3番目の予測は、急速に進化するIT技術によって、商品や出版物がすべてIT化され、語の壁がなくなるというシナリオ。

以前も書いたが、A.I.技術のシンギュラリティとは、人間以上の能力を持ったロボットが人間を支配する時代が来るということではない。人間がA.I.と融合するということだ。あらゆる場所にITが埋め込まれるようになり、書物はデジタル化され、商品には記号だけが記される。人間の脳に埋め込まれたチップによって、網膜に映る文字、耳小骨に響く言語はすべて母語に翻訳される。したがって、他言語を習得する必要はなくなり、人々は母語のままでコミュニケーションできるようになるというもの。いわば人間自体のハイブリッド化だ。

これもちょっと気持ち悪いなあ。

2050年といえば、SU-、YUI、MOAの三人が、今のMETALLICAくらいの年齢になるころだ。決して遠い遠い未来の話ではない。

ぼくとしてはこのころまでに“クールジャパン”が進んで、人口が減ってもフランス、イタリア的な立ち位置になるという2番目のシナリオがいいなあ。

その兆しとしては、今年初めて実施されるサマーソニック上海がある。サマソニを主催するクリエイティブマンの清水直樹社長は、WOWOWプラストのサマソニ特集の際、アジアのほとんどすべての国からサマソニの現地開催を打診するオファーがあることを明かした。これまでは断ってきたが、今年ついに上海で初めて実現する。しかもその際、上海側からBABYMETALに“日本のバンドとしてはありえない”ような高額のオファーがあったことも本当のようだ。

今年はBABYMETALの出演が見送られたが、いずれはMETALLICA同様、世界的なメタルバンドとしてアジアツアーやアジアの大規模ロックフェスにも出演していくのだろう。

日本語で歌いつつ、英語で煽りやMCをするBABYMETALという立ち位置は、今のところ有効である。

今後30年間、中国がアジア全土を飲み込む大帝国になることがなければ、アジア各国の言語話者人口がどれだけ増えようとも、英語がもっとも効率的な世界言語であり続けるのは間違いない。

したがって、BABYMETALや、それに続く海外仕様アイドルは、英語を公用語として、欧米と日本を行き来する芸能活動を行うことになるだろう。そしてやがては欧米に移住し、公的には英語を話し、欧米人のようにふるまいつつ、私的には日本人のアイデンティティを維持し、日本語で生活をするという二階建ての生活スタイルを持つ「世界移民」となる…。

これが、複数の異なるものを融合するハイブリッド・アイドルの究極の姿だということだ。

もちろん、そんなふうに世界や日本の姿が変わり、BABYMETALが海外に移住しても、ぼく自身も含めて、多くのファンは、仕事や家庭に縛られ、自由に海外に行けるわけもない。

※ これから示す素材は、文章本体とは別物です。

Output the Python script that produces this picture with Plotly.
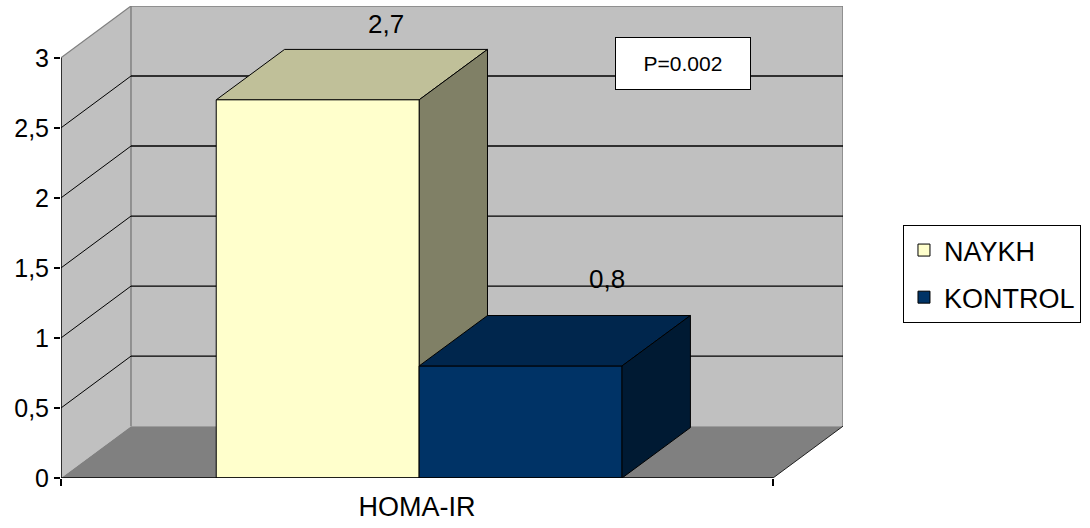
import plotly.graph_objects as go

# ---- data ----
categories = ["HOMA-IR"]
series_names = ["NAYKH", "KONTROL"]
series_values = [2.7, 0.8]
y_ticks = [0, 0.5, 1, 1.5, 2, 2.5, 3]
p_text = "P=0.002"

# ---- styling ----
front_colors = ["#ffffcc", "#003366"]
top_colors = ["#c0c099", "#00264d"]
side_colors = ["#808066", "#001a33"]
WALL = "#c0c0c0"
FLOOR = "#808080"
EDGE = "#808080"
FONT = "Liberation Sans"

BAR_W = 0.285                 # width of one bar in category units
BAR_CENTER = 0.003            # small shift of the bar pair inside the category
WALL_DX, WALL_DY = 0.0983, 0.37   # depth offset of the back wall
BAR_DX, BAR_DY = 0.096, 0.36      # depth offset of the bar backs
X_LO, X_HI = -0.5, 0.5
Y_MAX = y_ticks[-1]
label_shift = [(0, 8), (18, 20)]  # pixel nudges for the value labels


def path(pts):
    return "M " + " L ".join(f"{x},{y}" for x, y in pts) + " Z"


def line(x0, y0, x1, y1, color="black", width=1.0, layer="below"):
    return dict(type="line", xref="x", yref="y", x0=x0, y0=y0, x1=x1, y1=y1,
                line=dict(color=color, width=width), layer=layer)


def poly(pts, fill, layer="below", lw=1.0, lc="black"):
    return dict(type="path", xref="x", yref="y", path=path(pts),
                fillcolor=fill, line=dict(color=lc, width=lw), layer=layer)


shapes = []
# back wall, side wall and floor
shapes.append(poly([(X_LO + WALL_DX, WALL_DY), (X_HI + WALL_DX, WALL_DY),
                    (X_HI + WALL_DX, Y_MAX + WALL_DY), (X_LO + WALL_DX, Y_MAX + WALL_DY)],
                   WALL, lw=0))
shapes.append(poly([(X_LO, 0), (X_LO, Y_MAX), (X_LO + WALL_DX, Y_MAX + WALL_DY),
                    (X_LO + WALL_DX, WALL_DY)], WALL, lw=0))
shapes.append(poly([(X_LO, 0), (X_HI, 0), (X_HI + WALL_DX, WALL_DY),
                    (X_LO + WALL_DX, WALL_DY)], FLOOR, lw=0))
# wall edges
shapes.append(line(X_LO + WALL_DX, WALL_DY, X_LO + WALL_DX, Y_MAX + WALL_DY, EDGE, 1.5))
shapes.append(line(X_LO + WALL_DX, Y_MAX + WALL_DY, X_HI + WALL_DX, Y_MAX + WALL_DY, EDGE, 1.5))
shapes.append(line(X_HI + WALL_DX, WALL_DY, X_HI + WALL_DX, Y_MAX + WALL_DY, EDGE, 1.5))
shapes.append(line(X_LO, Y_MAX, X_LO + WALL_DX, Y_MAX + WALL_DY, EDGE, 1.2))
shapes.append(line(X_HI, 0, X_HI + WALL_DX, WALL_DY, "#202020", 1.0))
# gridlines on the side and back walls
for t in y_ticks[1:-1]:
    shapes.append(line(X_LO, t, X_LO + WALL_DX, t + WALL_DY, "black", 1.0))
    shapes.append(line(X_LO + WALL_DX, t + WALL_DY, X_HI + WALL_DX, t + WALL_DY, "black", 1.4))

# top and side faces of each bar
bars = []
annotations = []
for i, (name, v) in enumerate(zip(series_names, series_values)):
    left = BAR_CENTER - BAR_W + i * BAR_W
    right = left + BAR_W
    layer = "below" if i == 0 else "above"
    shapes.append(poly([(left, v), (right, v), (right + BAR_DX, v + BAR_DY),
                        (left + BAR_DX, v + BAR_DY)], top_colors[i], layer=layer))
    shapes.append(poly([(right, 0), (right, v), (right + BAR_DX, v + BAR_DY),
                        (right + BAR_DX, BAR_DY)], side_colors[i], layer=layer))
    bars.append(go.Bar(
        x=[0], y=[v], width=BAR_W, offset=left, name=name, legendgroup=name,
        marker=dict(color=front_colors[i], line=dict(color="black", width=1)),
        hoverinfo="skip",
    ))
    dx, dy = label_shift[i]
    annotations.append(dict(
        x=(left + right) / 2 + BAR_DX, y=v + BAR_DY, xref="x", yref="y",
        text=f"{v:.1f}".replace(".", ","), showarrow=False,
        xanchor="center", yanchor="bottom", xshift=dx, yshift=dy,
        font=dict(family=FONT, size=26, color="black"),
    ))

# axis lines
shapes.append(line(X_LO, 0, X_LO, Y_MAX, "black", 1.5, "above"))
shapes.append(line(X_LO, 0, X_HI, 0, "black", 1.5, "above"))

annotations.append(dict(
    x=0.3736, y=2.96, xref="x", yref="y", text=p_text, showarrow=False,
    width=134, height=51, align="center", valign="middle",
    bgcolor="white", bordercolor="black", borderwidth=1, borderpad=0,
    font=dict(family=FONT, size=21, color="black"),
))

fig = go.Figure(bars)
fig.update_layout(
    width=1090, height=528, autosize=False,
    margin=dict(l=61, r=247, t=6, b=50, pad=0),
    paper_bgcolor="white", plot_bgcolor="white",
    barmode="overlay", separators=",.",
    shapes=shapes, annotations=annotations,
    showlegend=True,
    legend=dict(
        x=1.0767, y=0.536, xanchor="left", yanchor="top",
        bgcolor="white", bordercolor="black", borderwidth=1,
        font=dict(family=FONT, size=27, color="black"),
        tracegroupgap=9, traceorder="grouped",
    ),
    xaxis=dict(
        range=[X_LO, X_HI + WALL_DX], showgrid=False, zeroline=False, showline=False,
        tickvals=[0], ticktext=categories, ticks="", ticklabelstandoff=10,
        tickfont=dict(family=FONT, size=27, color="black"),
        minor=dict(tickvals=[X_LO, X_HI], ticks="outside", ticklen=7,
                   tickwidth=1.5, tickcolor="black", showgrid=False),
        fixedrange=True,
    ),
    yaxis=dict(
        range=[0, Y_MAX + WALL_DY], showgrid=False, zeroline=False, showline=False,
        tickvals=y_ticks, ticks="outside", ticklen=6, tickwidth=1.5, tickcolor="black",
        tickfont=dict(family=FONT, size=25, color="black"),
        fixedrange=True,
    ),
)

fig.write_html("out.html")
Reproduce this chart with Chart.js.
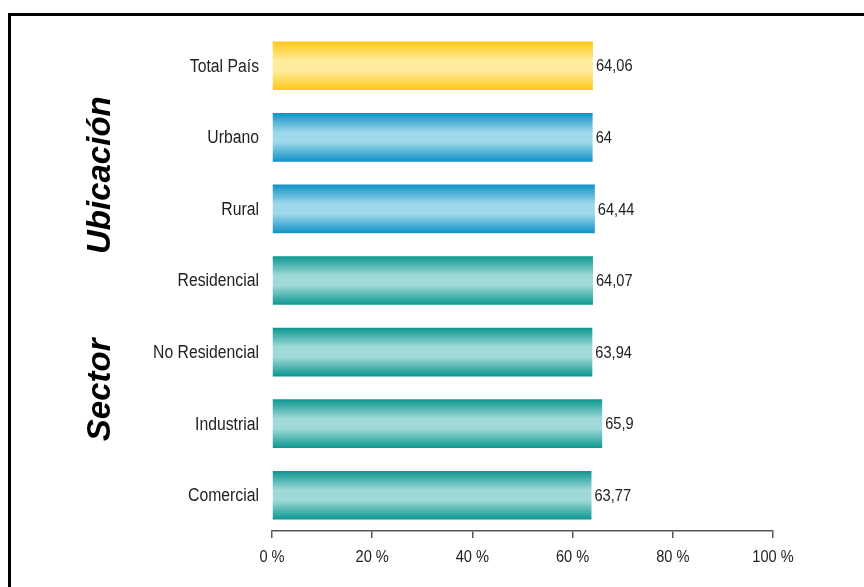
<!DOCTYPE html>
<html>
<head>
<meta charset="utf-8">
<script src="https://cdn.jsdelivr.net/npm/chart.js@4/dist/chart.umd.min.js"></script>
<style>
  html, body { margin: 0; padding: 0; background: #fff; }
  #wrap { width: 864px; height: 587px; }
</style>
</head>
<body>
<div id="wrap"><canvas id="chart1" width="864" height="587"></canvas></div>
<script>
'use strict'

const CATEGORIES = ['Total País', 'Urbano', 'Rural', 'Residencial', 'No Residencial', 'Industrial', 'Comercial']
const VALUES = [64.06, 64, 64.44, 64.07, 63.94, 65.9, 63.77]
const GROUPS = ['total', 'ubicacion', 'ubicacion', 'sector', 'sector', 'sector', 'sector']
const GROUP_LABELS = [
	{ text: 'Ubicación', from: 1, to: 2 },
	{ text: 'Sector', from: 3, to: 6 }
]
const X_TICKS = [0, 20, 40, 60, 80, 100]

// edge colour / centre colour for each bar group
const SHADES = {
	total: ['#ffc816', '#ffec9c'],
	ubicacion: ['#0f92c6', '#9fd8ea'],
	sector: ['#0c9690', '#a0dad8']
}

const SANS = '"Liberation Sans", Arial, sans-serif'
const TEXT_COLOR = '#222'
const BAR_PCT = 0.68

const fmt = v => String(v).replace('.', ',')

// no narrow face installed, so squeeze the regular one horizontally
const narrowText = function(c, text, x, y, size, squeeze, align) {
	c.save()
	c.font = size + 'px ' + SANS
	c.fillStyle = TEXT_COLOR
	c.textAlign = align
	c.textBaseline = 'middle'
	c.translate(x, y)
	c.scale(squeeze, 1)
	c.fillText(text, 0, 0)
	c.restore()
}

const barFill = function(ctx) {
	const chart = ctx.chart
	const yScale = chart.scales.y
	if (!chart.chartArea || !yScale) return SHADES[GROUPS[ctx.dataIndex]][0]
	const y = yScale.getPixelForValue(ctx.dataIndex)
	const half = (chart.chartArea.bottom - chart.chartArea.top) / CATEGORIES.length * BAR_PCT / 2
	const [edge, mid] = SHADES[GROUPS[ctx.dataIndex]]
	const g = chart.ctx.createLinearGradient(0, y - half, 0, y + half)
	g.addColorStop(0, edge)
	g.addColorStop(0.4, mid)
	g.addColorStop(0.6, mid)
	g.addColorStop(1, edge)
	return g
}

// frame round the whole figure
const framePlugin = {
	id: 'frame',
	afterDraw(chart) {
		const c = chart.ctx
		c.save()
		c.strokeStyle = '#000'
		c.lineWidth = 3
		c.strokeRect(9.5, 14.5, 900, 700)
		c.restore()
	}
}

// category names, axis percentages and bar values
const labelsPlugin = {
	id: 'narrowLabels',
	afterDatasetsDraw(chart) {
		const c = chart.ctx
		const xScale = chart.scales.x
		const yScale = chart.scales.y
		CATEGORIES.forEach((name, i) => {
			narrowText(c, name, chart.chartArea.left - 13, yScale.getPixelForValue(i) + 1, 18, 0.875, 'right')
		})
		X_TICKS.forEach(v => {
			narrowText(c, v + ' %', xScale.getPixelForValue(v), chart.chartArea.bottom + 26, 17, 0.86, 'center')
		})
		chart.getDatasetMeta(0).data.forEach((bar, i) => {
			narrowText(c, fmt(VALUES[i]), bar.x + 3, bar.y + 1, 17, 0.86, 'left')
		})
	}
}

// rotated group titles on the left
const groupTitles = {
	id: 'groupTitles',
	afterDraw(chart) {
		const c = chart.ctx
		const yScale = chart.scales.y
		c.save()
		c.font = 'italic bold 33px ' + SANS
		c.fillStyle = '#000'
		c.textAlign = 'center'
		c.textBaseline = 'middle'
		GROUP_LABELS.forEach(g => {
			const y = (yScale.getPixelForValue(g.from) + yScale.getPixelForValue(g.to)) / 2
			c.save()
			c.translate(101, y + 2)
			c.rotate(-Math.PI / 2)
			c.fillText(g.text, 0, 0)
			c.restore()
		})
		c.restore()
	}
}

const ctx = document.getElementById('chart1').getContext('2d')
const chart = new Chart(ctx, {
	type: 'bar',
	data: {
		labels: CATEGORIES,
		datasets: [{
			data: VALUES,
			backgroundColor: barFill,
			borderWidth: 0,
			barPercentage: BAR_PCT,
			categoryPercentage: 1
		}]
	},
	options: {
		indexAxis: 'y',
		responsive: false,
		animation: false,
		layout: { padding: { top: 30, right: 91, left: 0, bottom: 0 } },
		plugins: {
			legend: { display: false },
			tooltip: { enabled: false }
		},
		scales: {
			x: {
				min: 0,
				max: 100,
				afterBuildTicks: scale => { scale.ticks = X_TICKS.map(v => ({ value: v })) },
				afterFit: scale => { scale.height = 56 },
				grid: {
					drawOnChartArea: false,
					drawTicks: true,
					tickLength: 7,
					color: '#555',
					lineWidth: 1.5
				},
				border: { display: true, color: '#555', width: 1.5 },
				ticks: { display: false }
			},
			y: {
				afterFit: scale => { scale.width = 272 },
				grid: { display: false, drawTicks: false },
				border: { display: false },
				ticks: { display: false }
			}
		}
	},
	plugins: [labelsPlugin, groupTitles, framePlugin]
})
</script>
</body>
</html>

アーティストは、その表現された楽曲や作品に芸術的価値があるが、アイドルは存在そのものの魅力を売る商品である。

素人同然のプロデューサーとメンバーが、手探りで独自の様式を模索し、大きく成長していったももクロの成長物語や、私立恵比寿中学の頑張りは、見ているこちらが励まされるところに大きな魅力がある。

「アイドルとメタルの融合」BABYETALの場合は、その舞台が海外市場であり、コンセプト自体にハイブリッド性が内在していた。

彼女たちの挑戦を見ることで、ぼくらファンは日本人であることの誇りをもらい、彼女たちの姿にインスパイアされつつ、日々を送っている。

だが、欧米のファンで、BABYMETALが、アーティストとは少し立ち位置の違う「親目線で成長を応援する」アイドルでもあるという本質に気づいている人は少ない。ドハマりしている人でも、日本語でKawaii女の子が歌う新しいメタルバンドのスタイル、あるいはJ-POPとメタルを融合させたアーティストであることは理解しているだろうが、存在の魅力にこそ価値があるのだ、というカラクリはほとんど意識していないだろう。

地方のお祭りだった阿波踊りが、いまや東京のど真ん中で夏の風物詩となったように、あるいはドイツ移民のハンバーガー(Hamburger)がアメリカ文化を代表するファストフードになっていったように、「世界移民」のハイブリッド・アイドルは、いつか「世界文化」になっていくかもしれない。もっといえば、ローマ帝国では辺境の地、ユダヤで発生したキリスト教は、やがて帝国全域に広がり、国教となった。

歴史は繰り返される。

日本のアイドルは、やがて世界を席巻していくのだ。

その意味で、これからのアイドルがハイブリッド性を意識することはとても重要で、ゆいちゃんの海外移住の夢は、正しいのである。